No images are to be carried over; print all other material exactly as it stands.
::::::::::
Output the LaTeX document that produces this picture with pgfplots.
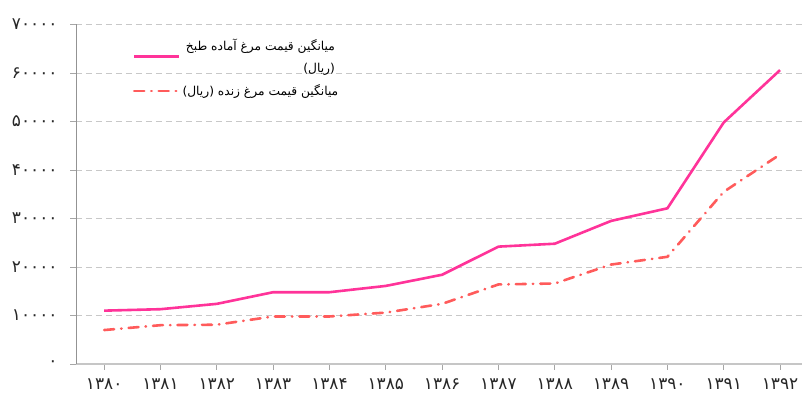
\documentclass[border=0pt]{standalone}
\usepackage{fontspec}
\usepackage{pgfplots}
\pgfplotsset{compat=1.18}
\setmainfont{DejaVu Sans}
\newfontfamily\arabicfont[Script=Arabic]{DejaVu Sans}
\TeXXeTstate=1
\definecolor{pinkline}{HTML}{FF3399}
\definecolor{redline}{HTML}{FF5B5B}
\definecolor{gridgray}{HTML}{C8C8C8}
\begin{document}
\begin{tikzpicture}
\begin{axis}[
 scale only axis, width=726bp, height=339.5bp,
 xmin=1379.5, xmax=1392.39, ymin=0, ymax=70000,
 scaled y ticks=false,
 axis x line=bottom, axis y line=left, axis line style={-},
 x axis line style={draw=gray!45, line width=1.5bp},
 y axis line style={draw=gray!85, line width=0.9bp},
 xtick={1380,1381,1382,1383,1384,1385,1386,1387,1388,1389,1390,1391,1392},
 xticklabels={۱۳۸۰,۱۳۸۱,۱۳۸۲,۱۳۸۳,۱۳۸۴,۱۳۸۵,۱۳۸۶,۱۳۸۷,۱۳۸۸,۱۳۸۹,۱۳۹۰,۱۳۹۱,۱۳۹۲},
 ytick={0,10000,20000,30000,40000,50000,60000,70000},
 yticklabels={۰,۱۰۰۰۰,۲۰۰۰۰,۳۰۰۰۰,۴۰۰۰۰,۵۰۰۰۰,۶۰۰۰۰,۷۰۰۰۰},
 tick align=outside, major tick length=6bp,
 tick style={draw=gray!70, line width=0.8bp},
 ymajorgrids, major grid style={draw=gridgray, dash pattern=on 6bp off 4bp, line width=0.8bp},
 tick label style={font=\arabicfont\fontsize{17}{19}\selectfont, text=black!85},
 xticklabel style={yshift=-5bp},
 yticklabel style={xshift=-9bp},
 legend style={at={(0.074,0.97)}, anchor=north west, draw=none, fill=none,
   font=\arabicfont\fontsize{12.3}{22}\selectfont, cells={align=right}, row sep=7bp},
 legend image code/.code={\draw[#1] (0bp,0bp) -- (45bp,0bp);},
]
\coordinate (ll) at (rel axis cs:0,0);
\addplot[pinkline, line width=2.6bp] coordinates {(1380,11000)(1381,11300)(1382,12400)(1383,14800)(1384,14800)(1385,16100)(1386,18400)(1387,24200)(1388,24800)(1389,29500)(1390,32100)(1391,49800)(1392,60600)};
\addlegendentry{\beginR میانگین قیمت مرغ آماده طبخ\endR\\\beginR(ریال)\endR}
\addplot[redline, line width=2.6bp, dash pattern=on 10bp off 7bp on 0.5bp off 7bp, line cap=round] coordinates {(1380,7000)(1381,8000)(1382,8100)(1383,9800)(1384,9800)(1385,10600)(1386,12400)(1387,16400)(1388,16600)(1389,20500)(1390,22100)(1391,35500)(1392,43200)};
\addlegendentry{\beginR میانگین قیمت مرغ زنده (ریال)\endR}
\end{axis}
\pgfresetboundingbox
\path ([xshift=-76bp,yshift=-37bp]ll) rectangle ++(802bp,401bp);
\end{tikzpicture}
\end{document}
::::::::::
• _Exercise response_:
Output the LaTeX document that produces this picture with pgfplots.
\documentclass[border=0pt]{standalone}
\usepackage{fontspec}
\usepackage{pgfplots}
\pgfplotsset{compat=1.18}
\setmainfont{DejaVu Sans}
\newfontfamily\arabicfont[Script=Arabic]{DejaVu Sans}
\TeXXeTstate=1
\definecolor{pinkline}{HTML}{FF3399}
\definecolor{redline}{HTML}{FF5B5B}
\definecolor{gridgray}{HTML}{C8C8C8}
\begin{document}
\begin{tikzpicture}
\begin{axis}[
 scale only axis, width=726bp, height=339.5bp,
 xmin=1379.5, xmax=1392.39, ymin=0, ymax=70000,
 scaled y ticks=false,
 axis x line=bottom, axis y line=left, axis line style={-},
 x axis line style={draw=gray!45, line width=1.5bp},
 y axis line style={draw=gray!85, line width=0.9bp},
 xtick={1380,1381,1382,1383,1384,1385,1386,1387,1388,1389,1390,1391,1392},
 xticklabels={۱۳۸۰,۱۳۸۱,۱۳۸۲,۱۳۸۳,۱۳۸۴,۱۳۸۵,۱۳۸۶,۱۳۸۷,۱۳۸۸,۱۳۸۹,۱۳۹۰,۱۳۹۱,۱۳۹۲},
 ytick={0,10000,20000,30000,40000,50000,60000,70000},
 yticklabels={۰,۱۰۰۰۰,۲۰۰۰۰,۳۰۰۰۰,۴۰۰۰۰,۵۰۰۰۰,۶۰۰۰۰,۷۰۰۰۰},
 tick align=outside, major tick length=6bp,
 tick style={draw=gray!70, line width=0.8bp},
 ymajorgrids, major grid style={draw=gridgray, dash pattern=on 6bp off 4bp, line width=0.8bp},
 tick label style={font=\arabicfont\fontsize{17}{19}\selectfont, text=black!85},
 xticklabel style={yshift=-5bp},
 yticklabel style={xshift=-9bp},
 legend style={at={(0.074,0.97)}, anchor=north west, draw=none, fill=none,
   font=\arabicfont\fontsize{12.3}{22}\selectfont, cells={align=right}, row sep=7bp},
 legend image code/.code={\draw[#1] (0bp,0bp) -- (45bp,0bp);},
]
\coordinate (ll) at (rel axis cs:0,0);
\addplot[pinkline, line width=2.6bp] coordinates {(1380,11000)(1381,11300)(1382,12400)(1383,14800)(1384,14800)(1385,16100)(1386,18400)(1387,24200)(1388,24800)(1389,29500)(1390,32100)(1391,49800)(1392,60600)};
\addlegendentry{\beginR میانگین قیمت مرغ آماده طبخ\endR\\\beginR(ریال)\endR}
\addplot[redline, line width=2.6bp, dash pattern=on 10bp off 7bp on 0.5bp off 7bp, line cap=round] coordinates {(1380,7000)(1381,8000)(1382,8100)(1383,9800)(1384,9800)(1385,10600)(1386,12400)(1387,16400)(1388,16600)(1389,20500)(1390,22100)(1391,35500)(1392,43200)};
\addlegendentry{\beginR میانگین قیمت مرغ زنده (ریال)\endR}
\end{axis}
\pgfresetboundingbox
\path ([xshift=-76bp,yshift=-37bp]ll) rectangle ++(802bp,401bp);
\end{tikzpicture}
\end{document}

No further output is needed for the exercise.